"""
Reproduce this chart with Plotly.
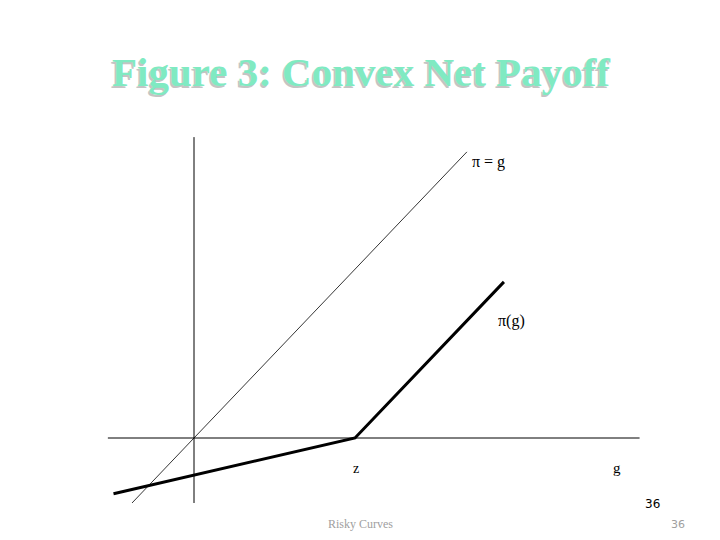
import plotly.graph_objects as go

# ---- data (g units, z = 4) ----
z = 4.0
# horizontal g-axis and vertical pi-axis extents
g_axis_x = [-2.14, 11.07]
pi_axis_y = [-1.54, 7.13]
# 45-degree line pi = g
diag_g = [-1.54, 6.78]
diag_pi = [-1.54, 6.78]
# convex net payoff pi(g): kinked at z
payoff_g = [-2.0, 4.0, 7.7]
payoff_pi = [-1.32, 0.0, 3.7]

W, H = 720, 540
OFF = 8  # page body margin offset
x_range = [(OFF - 194) / 40.25, (W + OFF - 194) / 40.25]
y_range = [(438 - (H + OFF)) / 42.2, (438 - OFF) / 42.2]

fig = go.Figure()
fig.add_trace(go.Scatter(x=g_axis_x, y=[0, 0], mode="lines",
                         line=dict(color="black", width=1), hoverinfo="skip"))
fig.add_trace(go.Scatter(x=[0, 0], y=pi_axis_y, mode="lines",
                         line=dict(color="black", width=1), hoverinfo="skip"))
fig.add_trace(go.Scatter(x=diag_g, y=diag_pi, mode="lines",
                         line=dict(color="black", width=0.8), hoverinfo="skip"))
fig.add_trace(go.Scatter(x=payoff_g, y=payoff_pi, mode="lines",
                         line=dict(color="black", width=3), hoverinfo="skip"))

def px(x, y):
    return (x - OFF) / W, 1 - (y - OFF) / H

annots = []
title = "Figure 3: Convex Net Payoff"
tx, ty = px(361, 72)
annots.append(dict(x=tx, y=ty, text="<b>" + title + "</b>", showarrow=False,
                   xref="paper", yref="paper", xanchor="center", yanchor="middle",
                   font=dict(family="Liberation Serif", size=41, color="#80eac2",
                             shadow="-1.5px 1.5px 0px #c4c4c4")))

labels = [
    ("π = g", 489, 162, "Liberation Serif", 16, "black"),
    ("π(g)", 511, 321, "Liberation Serif", 16, "black"),
    ("z", 356, 468, "Liberation Serif", 14, "black"),
    ("g", 617, 468, "Liberation Serif", 15, "black"),
    ("36", 652, 504, "DejaVu Sans", 12, "black"),
    ("Risky Curves", 360, 524, "Liberation Serif", 12, "#a0a0a0"),
    ("36", 678, 524, "DejaVu Sans", 11, "#a0a0a0"),
]
for t, x, y, fam, sz, col in labels:
    ax, ay = px(x, y)
    annots.append(dict(x=ax, y=ay, text=t, showarrow=False, xref="paper", yref="paper",
                       xanchor="center", yanchor="middle",
                       font=dict(family=fam, size=sz, color=col)))

fig.update_layout(
    width=W, height=H, margin=dict(l=0, r=0, t=0, b=0),
    paper_bgcolor="white", plot_bgcolor="white", showlegend=False,
    xaxis=dict(range=x_range, visible=False, fixedrange=True),
    yaxis=dict(range=y_range, visible=False, fixedrange=True),
    annotations=annots,
)
fig.write_html("out.html")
"""
Exercise aim: Look at the listing and set down only the lines from its start through the line with "import plotly.graph_objects as go", word for word and without pictures.

Response for this exercise:
Reproduce this chart with Plotly.
import plotly.graph_objects as go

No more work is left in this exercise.